The probability density function of the standard normal distribution is defined as e-x2/2 / √(2π). This can be rendered in straightforward manner into C code. A sample single-precision implementation might be:

float my_normpdff (float a)
{
    return 0x1.988454p-2f * my_expf (-0.5f * a * a); /* 1/sqrt(2*pi) */
}

While this code is free from premature underflow, there is an accuracy issue since the error incurred in the computation of a2/2 is magnified by the subsequent exponentiation. One can easily demonstrate this with tests against higher-precision references. The exact error will differ based on the accuracy of the exp() or expf() implementations used; for faithfully rounded exponentiation functions one would typically observe a maximum error of around 26 ulps for IEEE-754 binary32 single precision, around 29 ulps for IEEE-754 binary64 double precision.

How can the accuracy issue be addressed in a reasonably efficient manner? A trivial approach would be to employ higher-precision intermediate computation, for example use double computation for the float implementation. But this approach does not work for a double implementation if floating-point arithmetic of higher precision is not easily available, and may be inefficient for float implementation if double arithmetic is significantly more expensive than float computation, e.g. on many GPUs.


Solution

  • The accuracy issue raised in the question can effectively, and efficiently, be addressed by the use of limited amounts of double-float or double-double computation, facilitated by the use of the fused multiply-add (FMA) operation.

    This operation is available since C99 via the standard math functions fmaf(a,b,c) and fma(a,b,c) which compute a*b+c, without rounding of the intermediate product.
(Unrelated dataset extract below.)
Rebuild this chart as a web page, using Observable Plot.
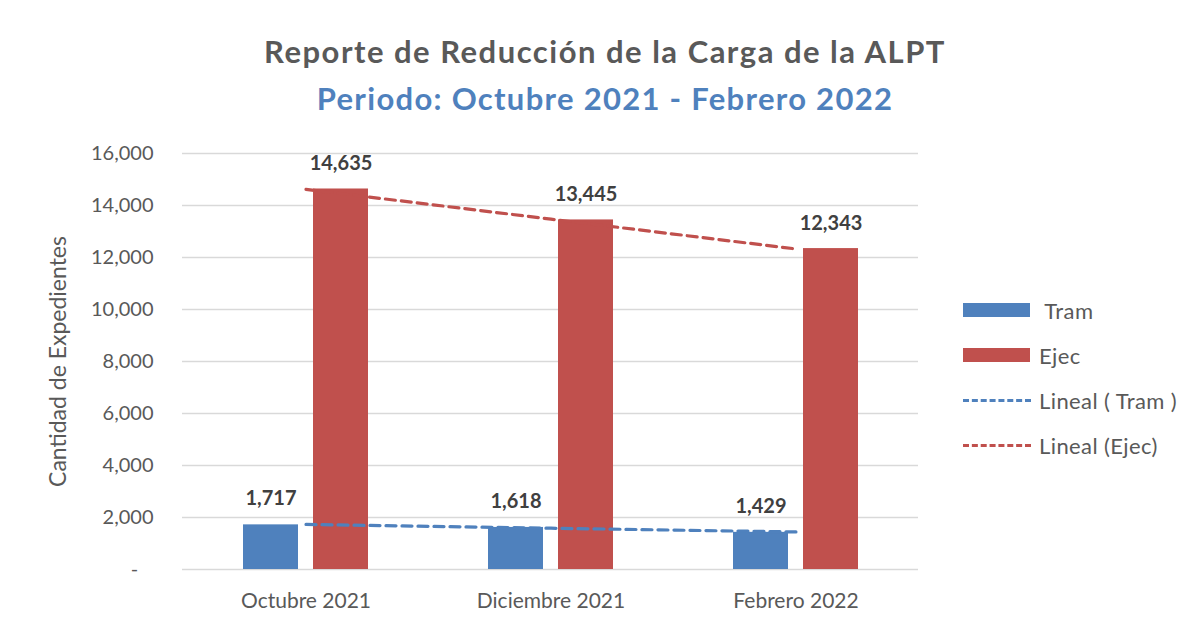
<!DOCTYPE html>
<html>
<head>
<meta charset="utf-8">
<script src="https://cdn.jsdelivr.net/npm/d3@7"></script>
<script src="https://cdn.jsdelivr.net/npm/@observablehq/plot@0.6"></script>
<style>
  html, body { margin: 0; padding: 0; background: #fff; }
  body { width: 1202px; height: 628px; overflow: hidden; font-family: Lato, "Open Sans", sans-serif; }
  #head { position: relative; height: 140px; }
  #head div { position: absolute; left: 0; width: 1210px; text-align: center; font-weight: bold; font-size: 31px; line-height: 34px; white-space: nowrap; }
  #t1 { top: 34px; color: #595959; letter-spacing: 1.5px; }
  #t2 { top: 81px; color: #4F81BD; letter-spacing: 1.3px; }
  #wrap { position: relative; }
  #legend { position: absolute; left: 0; top: 0; width: 1202px; height: 628px; pointer-events: none; }
  .li { position: absolute; left: 963px; height: 30px; display: flex; align-items: center; font-size: 22px; letter-spacing: 0.4px; color: #595959; white-space: pre; }
  .sw { width: 67px; height: 14px; margin-right: 9px; }
  .ln { width: 68px; height: 0; border-top: 3px dashed; margin-right: 8px; }
</style>
</head>
<body>
<div id="wrap">
  <div id="head"><div id="t1">Reporte de Reducción de la Carga de la ALPT</div><div id="t2">Periodo: Octubre 2021 - Febrero 2022</div></div>
  <div id="chart"></div>
  <div id="legend"></div>
</div>
<script>
const categories = ["Octubre 2021", "Diciembre 2021", "Febrero 2022"];
const tram = [1717, 1618, 1429];
const ejec = [14635, 13445, 12343];
const yTicks = [0, 2000, 4000, 6000, 8000, 10000, 12000, 14000, 16000];
const seriesNames = [" Tram", "Ejec", "Lineal ( Tram )", "Lineal (Ejec)"];

const BLUE = "#4F81BD", RED = "#C0504D";

// least-squares linear trend over category index (like Excel's linear trendline)
function trend(vals) {
  const xs = vals.map((_, i) => i + 1);
  const mx = d3.mean(xs), my = d3.mean(vals);
  const b = d3.sum(xs, (x, i) => (x - mx) * (vals[i] - my)) / d3.sum(xs, x => (x - mx) ** 2);
  return xs.map(x => my + b * (x - mx));
}
const tramFit = trend(tram), ejecFit = trend(ejec);
const tramRows = categories.map((c, i) => ({cat: c, value: tram[i], fit: tramFit[i]}));
const ejecRows = categories.map((c, i) => ({cat: c, value: ejec[i], fit: ejecFit[i]}));
const fmt = d3.format(",");

const chart = Plot.plot({
  width: 1202,
  height: 488,
  marginTop: 13,
  marginBottom: 59,
  marginLeft: 182,
  marginRight: 284,
  style: {fontFamily: "Lato, 'Open Sans', sans-serif", fontSize: "20px", color: "#595959", background: "white"},
  x: {domain: categories, padding: 0, label: null},
  y: {domain: [0, 16000], label: null},
  marks: [
    Plot.gridY(yTicks, {stroke: "#D9D9D9", strokeOpacity: 1, strokeWidth: 1.5}),
    Plot.axisY(yTicks, {tickSize: 0, tickPadding: 29, label: null, fontSize: 20, fill: "#595959",
      tickFormat: d => d === 0 ? "-\u00a0\u00a0\u00a0" : fmt(d)}),
    Plot.axisX({tickSize: 0, tickPadding: 24, label: null, fontSize: 21, fill: "#595959"}),
    Plot.barY(tramRows, {x: "cat", y: "value", fill: BLUE, insetLeft: 60, insetRight: 130}),
    Plot.barY(ejecRows, {x: "cat", y: "value", fill: RED, insetLeft: 130, insetRight: 60}),
    Plot.line(tramRows, {x: "cat", y: "fit", stroke: BLUE, strokeWidth: 3.2, strokeDasharray: "10,6"}),
    Plot.line(ejecRows, {x: "cat", y: "fit", stroke: RED, strokeWidth: 3.2, strokeDasharray: "10,6"}),
    Plot.text(tramRows, {x: "cat", y: "value", text: d => fmt(d.value), dx: -35, dy: -26, fontWeight: "bold", fontSize: 20, fill: "#404040"}),
    Plot.text(ejecRows, {x: "cat", y: "value", text: d => fmt(d.value), dx: 35, dy: -25, fontWeight: "bold", fontSize: 20, fill: "#404040"}),
    Plot.text(["Cantidad de Expedientes"], {frameAnchor: "left", textAnchor: "middle", lineAnchor: "middle", dx: -124, rotate: -90, fontSize: 23, fill: "#595959"})
  ]
});
document.getElementById("chart").appendChild(chart);

const legend = document.getElementById("legend");
const items = [
  {name: seriesNames[0], kind: "sw", color: BLUE, y: 310},
  {name: seriesNames[1], kind: "sw", color: RED, y: 355},
  {name: seriesNames[2], kind: "ln", color: BLUE, y: 400},
  {name: seriesNames[3], kind: "ln", color: RED, y: 445}
];
for (const it of items) {
  const row = document.createElement("div");
  row.className = "li";
  row.style.top = (it.y - 15) + "px";
  const m = document.createElement("span");
  m.className = it.kind;
  if (it.kind === "sw") m.style.background = it.color; else m.style.borderTopColor = it.color;
  row.appendChild(m);
  const t = document.createElement("span");
  t.textContent = it.name;
  row.appendChild(t);
  legend.appendChild(row);
}
</script>
</body>
</html>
While the functions map directly to fast hardware operations on almost all modern processors, they may use emulation code on older platforms, in which case they may be be very slow.

    This allows the computation of the product with twice the normal precision using just two operations, resulting in a head:tail pair of native-precision numbers:

    prod_hi = a * b            // head
    prod_lo = FMA (a, b, -hi)  // tail
    

    The high-order bits of the result can be passed to the exponentiation, while the low-order bits are used for improving the accuracy of the result via linear interpolation, taking advantage of the fact that ex is its own derivative:

    e = exp (prod_hi) + exp (prod_hi) * prod_lo  // exp (a*b)
    

    This allows us to eliminate most of the error of the naive implementation. The other, minor, source of computation error is the limited precision with which the constant 1/√(2π) is represented. This can be improved by using a head:tail representation for the constant that provides twice the native precision, and computing:

    r = FMA (const_hi, x, const_lo * x)  // const * x
    

    The following paper points out that this technique can even result in correctly-rounded multiplication for some arbitrary-precision constants:

    Nicolas Brisebarre and Jean-Michel Muller, "Correctly rounded multiplication by arbitrary precision constants", IEEE Transactions on Computers, Vol. 57, No. 2, February 2008, pp. 165-174

    Combining the two techniques, and taking care of a few corner cases involving NaNs, we arrive at the following float implementation based on IEEE-754 binary32:

    float my_normpdff (float a)
    {
        const float RCP_SQRT_2PI_HI =  0x1.988454p-02f; /* 1/sqrt(2*pi), msbs */
        const float RCP_SQRT_2PI_LO = -0x1.857936p-27f; /* 1/sqrt(2*pi), lsbs */
        float ah, sh, sl, ea;
    
        ah = -0.5f * a;
        sh = a * ah;
        sl = fmaf (a, ah, 0.5f * a * a); /* don't flip "sign bit" of NaN argument */
        ea = expf (sh);
        if (ea != 0.0f) ea = fmaf (sl, ea, ea); /* avoid creation of NaN */
        return fmaf (RCP_SQRT_2PI_HI, ea, RCP_SQRT_2PI_LO * ea);
    }
    

    The corresponding double implementation, based on IEEE-754 binary64, looks almost identical, except for the different constant values used:

    double my_normpdf (double a)
    {
        const double RCP_SQRT_2PI_HI =  0x1.9884533d436510p-02; /* 1/sqrt(2*pi), msbs */
        const double RCP_SQRT_2PI_LO = -0x1.cbc0d30ebfd150p-56; /* 1/sqrt(2*pi), lsbs */
        double ah, sh, sl, ea;
    
        ah = -0.5 * a;
        sh = a * ah;
        sl = fma (a, ah, 0.5 * a * a); /* don't flip "sign bit" of NaN argument */
        ea = exp (sh);
        if (ea != 0.0) ea = fma (sl, ea, ea); /* avoid creation of NaN */
        return fma (RCP_SQRT_2PI_HI, ea, RCP_SQRT_2PI_LO * ea);
    }
    

    The accuracy of these implementations depends on the accuracy of the standard math functions expf() and exp(), respectively. Where the C math library provides faithfully-rounded versions of those, the maximum error of either of the two implementations above is typically less than 2.5 ulps.